# What is asked
Quote the material below exactly as written, from the first line to the line that holds "const rows = angles.map((a, i)", endpoints included.

[Code that draws figures]
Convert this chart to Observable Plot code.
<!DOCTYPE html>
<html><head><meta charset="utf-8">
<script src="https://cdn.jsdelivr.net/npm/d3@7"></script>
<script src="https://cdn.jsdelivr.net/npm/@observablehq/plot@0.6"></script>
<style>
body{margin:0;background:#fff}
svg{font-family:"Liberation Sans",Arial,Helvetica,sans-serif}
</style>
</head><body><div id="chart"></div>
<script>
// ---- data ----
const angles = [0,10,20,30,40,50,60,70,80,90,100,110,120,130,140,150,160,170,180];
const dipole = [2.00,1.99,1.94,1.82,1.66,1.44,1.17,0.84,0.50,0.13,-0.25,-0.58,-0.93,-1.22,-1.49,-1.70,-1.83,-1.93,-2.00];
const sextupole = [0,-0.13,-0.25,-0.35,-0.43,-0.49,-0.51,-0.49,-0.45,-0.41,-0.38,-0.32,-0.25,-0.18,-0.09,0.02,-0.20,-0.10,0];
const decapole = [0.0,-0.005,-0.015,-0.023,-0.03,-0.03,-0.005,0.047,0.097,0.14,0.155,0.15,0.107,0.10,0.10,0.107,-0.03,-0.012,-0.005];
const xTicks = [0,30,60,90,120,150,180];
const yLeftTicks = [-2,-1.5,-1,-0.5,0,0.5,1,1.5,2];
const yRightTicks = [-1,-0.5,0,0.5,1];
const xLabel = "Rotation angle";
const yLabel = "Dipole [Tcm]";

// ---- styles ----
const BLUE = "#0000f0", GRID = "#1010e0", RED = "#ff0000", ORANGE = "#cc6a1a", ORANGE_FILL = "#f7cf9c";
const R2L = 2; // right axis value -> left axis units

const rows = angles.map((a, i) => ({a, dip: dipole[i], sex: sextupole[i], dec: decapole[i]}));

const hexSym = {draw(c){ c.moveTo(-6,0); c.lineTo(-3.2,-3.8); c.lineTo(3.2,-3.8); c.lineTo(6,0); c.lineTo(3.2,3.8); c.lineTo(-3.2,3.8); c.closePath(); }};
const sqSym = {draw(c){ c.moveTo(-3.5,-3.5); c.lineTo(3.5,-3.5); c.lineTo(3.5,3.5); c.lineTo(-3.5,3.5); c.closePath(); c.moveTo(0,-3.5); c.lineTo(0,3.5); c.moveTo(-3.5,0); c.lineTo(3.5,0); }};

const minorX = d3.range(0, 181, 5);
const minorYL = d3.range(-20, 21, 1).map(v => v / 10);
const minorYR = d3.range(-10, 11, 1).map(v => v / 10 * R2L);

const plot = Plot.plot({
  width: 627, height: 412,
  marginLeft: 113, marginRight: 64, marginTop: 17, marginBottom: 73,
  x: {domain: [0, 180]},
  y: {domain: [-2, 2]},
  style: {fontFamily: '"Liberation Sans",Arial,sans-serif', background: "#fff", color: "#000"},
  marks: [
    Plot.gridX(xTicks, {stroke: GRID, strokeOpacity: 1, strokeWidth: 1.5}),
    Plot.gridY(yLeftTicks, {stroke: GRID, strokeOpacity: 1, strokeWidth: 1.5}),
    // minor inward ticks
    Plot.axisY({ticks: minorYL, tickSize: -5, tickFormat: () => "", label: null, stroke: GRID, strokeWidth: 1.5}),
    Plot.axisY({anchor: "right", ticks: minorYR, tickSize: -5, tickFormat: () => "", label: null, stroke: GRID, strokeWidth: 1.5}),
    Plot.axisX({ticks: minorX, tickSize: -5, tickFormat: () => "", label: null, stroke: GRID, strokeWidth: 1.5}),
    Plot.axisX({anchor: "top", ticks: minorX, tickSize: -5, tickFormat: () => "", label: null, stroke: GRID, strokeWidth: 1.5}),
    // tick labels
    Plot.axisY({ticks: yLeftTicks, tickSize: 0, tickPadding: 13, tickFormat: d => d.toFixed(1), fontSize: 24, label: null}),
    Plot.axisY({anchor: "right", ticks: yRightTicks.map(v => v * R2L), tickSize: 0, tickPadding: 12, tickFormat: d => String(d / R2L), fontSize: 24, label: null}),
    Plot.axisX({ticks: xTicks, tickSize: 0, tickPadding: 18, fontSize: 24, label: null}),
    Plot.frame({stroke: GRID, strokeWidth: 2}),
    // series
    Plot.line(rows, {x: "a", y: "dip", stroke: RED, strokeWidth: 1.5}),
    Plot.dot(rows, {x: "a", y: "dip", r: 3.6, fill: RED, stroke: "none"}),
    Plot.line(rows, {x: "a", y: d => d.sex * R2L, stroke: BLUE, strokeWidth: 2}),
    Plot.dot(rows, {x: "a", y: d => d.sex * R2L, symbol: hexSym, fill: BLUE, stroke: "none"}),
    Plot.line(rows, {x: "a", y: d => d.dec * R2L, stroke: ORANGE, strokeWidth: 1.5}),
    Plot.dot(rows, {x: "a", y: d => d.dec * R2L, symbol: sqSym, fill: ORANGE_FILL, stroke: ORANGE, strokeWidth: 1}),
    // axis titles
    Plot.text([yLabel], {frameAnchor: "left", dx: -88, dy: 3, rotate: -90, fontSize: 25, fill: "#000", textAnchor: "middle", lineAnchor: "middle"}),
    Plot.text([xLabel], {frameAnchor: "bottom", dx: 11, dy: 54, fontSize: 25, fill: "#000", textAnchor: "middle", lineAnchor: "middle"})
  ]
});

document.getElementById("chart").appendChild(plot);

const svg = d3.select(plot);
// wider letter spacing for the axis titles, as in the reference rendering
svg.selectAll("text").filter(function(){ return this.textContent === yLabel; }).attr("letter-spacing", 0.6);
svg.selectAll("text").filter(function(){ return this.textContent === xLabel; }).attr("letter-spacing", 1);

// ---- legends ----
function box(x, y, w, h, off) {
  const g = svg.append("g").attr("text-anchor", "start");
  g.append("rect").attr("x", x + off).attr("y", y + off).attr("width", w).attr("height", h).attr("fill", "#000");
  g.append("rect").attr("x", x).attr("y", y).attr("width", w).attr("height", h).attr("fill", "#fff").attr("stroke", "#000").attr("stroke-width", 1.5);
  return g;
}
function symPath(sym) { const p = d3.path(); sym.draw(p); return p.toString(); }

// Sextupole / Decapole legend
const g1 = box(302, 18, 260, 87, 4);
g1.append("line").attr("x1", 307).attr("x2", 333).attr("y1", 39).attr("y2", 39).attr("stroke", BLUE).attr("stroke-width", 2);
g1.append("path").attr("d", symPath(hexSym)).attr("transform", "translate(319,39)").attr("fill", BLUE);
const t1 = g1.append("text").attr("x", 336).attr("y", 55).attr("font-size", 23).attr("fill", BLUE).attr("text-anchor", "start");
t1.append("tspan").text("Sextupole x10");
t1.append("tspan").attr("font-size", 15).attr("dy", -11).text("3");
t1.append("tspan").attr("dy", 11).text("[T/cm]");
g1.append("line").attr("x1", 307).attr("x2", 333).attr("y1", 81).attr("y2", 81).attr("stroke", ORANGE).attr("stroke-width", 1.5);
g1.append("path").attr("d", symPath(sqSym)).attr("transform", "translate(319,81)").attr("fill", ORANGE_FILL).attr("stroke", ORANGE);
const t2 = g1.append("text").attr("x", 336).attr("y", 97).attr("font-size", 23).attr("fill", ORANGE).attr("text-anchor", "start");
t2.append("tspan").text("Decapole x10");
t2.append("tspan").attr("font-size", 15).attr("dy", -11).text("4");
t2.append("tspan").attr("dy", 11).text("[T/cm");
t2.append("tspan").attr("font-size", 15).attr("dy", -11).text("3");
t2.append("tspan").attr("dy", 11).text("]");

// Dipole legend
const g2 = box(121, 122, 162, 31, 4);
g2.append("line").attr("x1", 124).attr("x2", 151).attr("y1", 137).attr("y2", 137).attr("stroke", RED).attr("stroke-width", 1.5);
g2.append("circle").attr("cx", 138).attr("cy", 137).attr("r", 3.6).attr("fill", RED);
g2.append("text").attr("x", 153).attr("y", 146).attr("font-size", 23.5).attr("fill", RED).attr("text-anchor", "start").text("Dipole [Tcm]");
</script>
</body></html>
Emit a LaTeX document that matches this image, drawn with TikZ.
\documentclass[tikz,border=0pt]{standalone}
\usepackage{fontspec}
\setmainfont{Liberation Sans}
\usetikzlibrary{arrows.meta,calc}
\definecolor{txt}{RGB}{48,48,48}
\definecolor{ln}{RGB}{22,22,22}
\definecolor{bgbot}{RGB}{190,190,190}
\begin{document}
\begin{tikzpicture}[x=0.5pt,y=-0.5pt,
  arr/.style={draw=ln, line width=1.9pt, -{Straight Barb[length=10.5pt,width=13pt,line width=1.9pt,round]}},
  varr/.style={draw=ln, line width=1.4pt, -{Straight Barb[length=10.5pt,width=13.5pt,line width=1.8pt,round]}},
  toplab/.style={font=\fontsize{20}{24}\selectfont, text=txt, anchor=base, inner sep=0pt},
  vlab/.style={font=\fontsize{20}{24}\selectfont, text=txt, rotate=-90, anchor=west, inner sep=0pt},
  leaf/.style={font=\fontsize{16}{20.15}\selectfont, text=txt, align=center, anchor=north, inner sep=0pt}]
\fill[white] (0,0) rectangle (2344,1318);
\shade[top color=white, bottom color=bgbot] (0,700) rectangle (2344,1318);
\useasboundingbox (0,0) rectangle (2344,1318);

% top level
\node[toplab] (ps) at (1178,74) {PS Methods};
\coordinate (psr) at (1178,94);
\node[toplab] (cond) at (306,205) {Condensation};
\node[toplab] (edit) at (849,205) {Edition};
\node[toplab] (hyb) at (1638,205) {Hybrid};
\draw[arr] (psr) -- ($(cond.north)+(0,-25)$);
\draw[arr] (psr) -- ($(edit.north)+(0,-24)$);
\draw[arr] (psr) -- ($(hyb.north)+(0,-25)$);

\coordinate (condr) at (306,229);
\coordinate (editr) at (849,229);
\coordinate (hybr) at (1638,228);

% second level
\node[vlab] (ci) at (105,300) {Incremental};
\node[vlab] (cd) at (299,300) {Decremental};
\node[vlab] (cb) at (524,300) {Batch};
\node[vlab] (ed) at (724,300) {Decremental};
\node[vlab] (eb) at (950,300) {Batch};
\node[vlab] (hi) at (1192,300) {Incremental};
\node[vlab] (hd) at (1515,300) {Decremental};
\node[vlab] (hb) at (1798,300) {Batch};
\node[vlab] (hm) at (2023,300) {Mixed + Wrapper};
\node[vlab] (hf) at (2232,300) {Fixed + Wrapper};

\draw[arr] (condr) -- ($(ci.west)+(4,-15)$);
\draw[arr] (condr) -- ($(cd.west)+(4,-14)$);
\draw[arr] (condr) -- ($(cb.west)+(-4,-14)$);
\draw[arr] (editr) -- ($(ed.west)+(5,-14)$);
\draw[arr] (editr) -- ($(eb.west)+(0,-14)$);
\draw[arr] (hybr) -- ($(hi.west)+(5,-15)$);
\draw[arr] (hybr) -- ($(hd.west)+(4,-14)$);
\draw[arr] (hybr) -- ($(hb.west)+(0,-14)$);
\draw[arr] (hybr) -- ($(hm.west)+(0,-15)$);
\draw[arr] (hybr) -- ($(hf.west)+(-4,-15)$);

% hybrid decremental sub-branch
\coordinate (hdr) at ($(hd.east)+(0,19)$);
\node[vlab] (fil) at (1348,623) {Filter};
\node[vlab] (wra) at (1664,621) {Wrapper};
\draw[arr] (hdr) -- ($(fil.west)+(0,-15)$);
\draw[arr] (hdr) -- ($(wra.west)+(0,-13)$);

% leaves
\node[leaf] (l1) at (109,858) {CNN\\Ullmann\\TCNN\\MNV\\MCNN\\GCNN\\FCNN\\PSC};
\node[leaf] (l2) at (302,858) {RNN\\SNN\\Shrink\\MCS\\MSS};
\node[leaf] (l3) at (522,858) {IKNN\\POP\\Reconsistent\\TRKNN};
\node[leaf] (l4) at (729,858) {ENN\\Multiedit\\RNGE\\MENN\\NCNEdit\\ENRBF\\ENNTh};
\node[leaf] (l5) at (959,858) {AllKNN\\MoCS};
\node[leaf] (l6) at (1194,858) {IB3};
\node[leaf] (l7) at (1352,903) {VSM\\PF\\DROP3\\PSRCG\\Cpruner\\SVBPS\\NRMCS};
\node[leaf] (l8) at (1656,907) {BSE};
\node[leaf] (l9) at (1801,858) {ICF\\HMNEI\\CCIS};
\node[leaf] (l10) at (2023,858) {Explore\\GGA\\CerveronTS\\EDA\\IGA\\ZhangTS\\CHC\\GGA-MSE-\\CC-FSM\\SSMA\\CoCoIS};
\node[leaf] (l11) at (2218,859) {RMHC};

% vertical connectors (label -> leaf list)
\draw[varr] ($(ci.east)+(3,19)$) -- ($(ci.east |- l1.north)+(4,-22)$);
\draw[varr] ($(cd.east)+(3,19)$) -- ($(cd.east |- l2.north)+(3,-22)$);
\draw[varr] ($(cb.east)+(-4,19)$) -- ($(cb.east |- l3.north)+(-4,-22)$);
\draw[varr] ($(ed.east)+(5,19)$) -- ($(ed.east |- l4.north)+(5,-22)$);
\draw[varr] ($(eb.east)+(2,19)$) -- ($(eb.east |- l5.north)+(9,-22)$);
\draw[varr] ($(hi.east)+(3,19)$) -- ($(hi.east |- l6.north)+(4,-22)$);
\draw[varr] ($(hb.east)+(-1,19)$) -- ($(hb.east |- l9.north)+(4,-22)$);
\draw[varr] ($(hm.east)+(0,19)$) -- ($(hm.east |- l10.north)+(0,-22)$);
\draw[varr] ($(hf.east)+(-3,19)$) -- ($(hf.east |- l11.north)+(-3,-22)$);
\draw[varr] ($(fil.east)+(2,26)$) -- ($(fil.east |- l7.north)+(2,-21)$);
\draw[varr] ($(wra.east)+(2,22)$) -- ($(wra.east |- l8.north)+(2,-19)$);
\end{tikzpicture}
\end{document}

# Complete response
Convert this chart to Observable Plot code.
<!DOCTYPE html>
<html><head><meta charset="utf-8">
<script src="https://cdn.jsdelivr.net/npm/d3@7"></script>
<script src="https://cdn.jsdelivr.net/npm/@observablehq/plot@0.6"></script>
<style>
body{margin:0;background:#fff}
svg{font-family:"Liberation Sans",Arial,Helvetica,sans-serif}
</style>
</head><body><div id="chart"></div>
<script>
// ---- data ----
const angles = [0,10,20,30,40,50,60,70,80,90,100,110,120,130,140,150,160,170,180];
const dipole = [2.00,1.99,1.94,1.82,1.66,1.44,1.17,0.84,0.50,0.13,-0.25,-0.58,-0.93,-1.22,-1.49,-1.70,-1.83,-1.93,-2.00];
const sextupole = [0,-0.13,-0.25,-0.35,-0.43,-0.49,-0.51,-0.49,-0.45,-0.41,-0.38,-0.32,-0.25,-0.18,-0.09,0.02,-0.20,-0.10,0];
const decapole = [0.0,-0.005,-0.015,-0.023,-0.03,-0.03,-0.005,0.047,0.097,0.14,0.155,0.15,0.107,0.10,0.10,0.107,-0.03,-0.012,-0.005];
const xTicks = [0,30,60,90,120,150,180];
const yLeftTicks = [-2,-1.5,-1,-0.5,0,0.5,1,1.5,2];
const yRightTicks = [-1,-0.5,0,0.5,1];
const xLabel = "Rotation angle";
const yLabel = "Dipole [Tcm]";

// ---- styles ----
const BLUE = "#0000f0", GRID = "#1010e0", RED = "#ff0000", ORANGE = "#cc6a1a", ORANGE_FILL = "#f7cf9c";
const R2L = 2; // right axis value -> left axis units

const rows = angles.map((a, i) => ({a, dip: dipole[i], sex: sextupole[i], dec: decapole[i]}));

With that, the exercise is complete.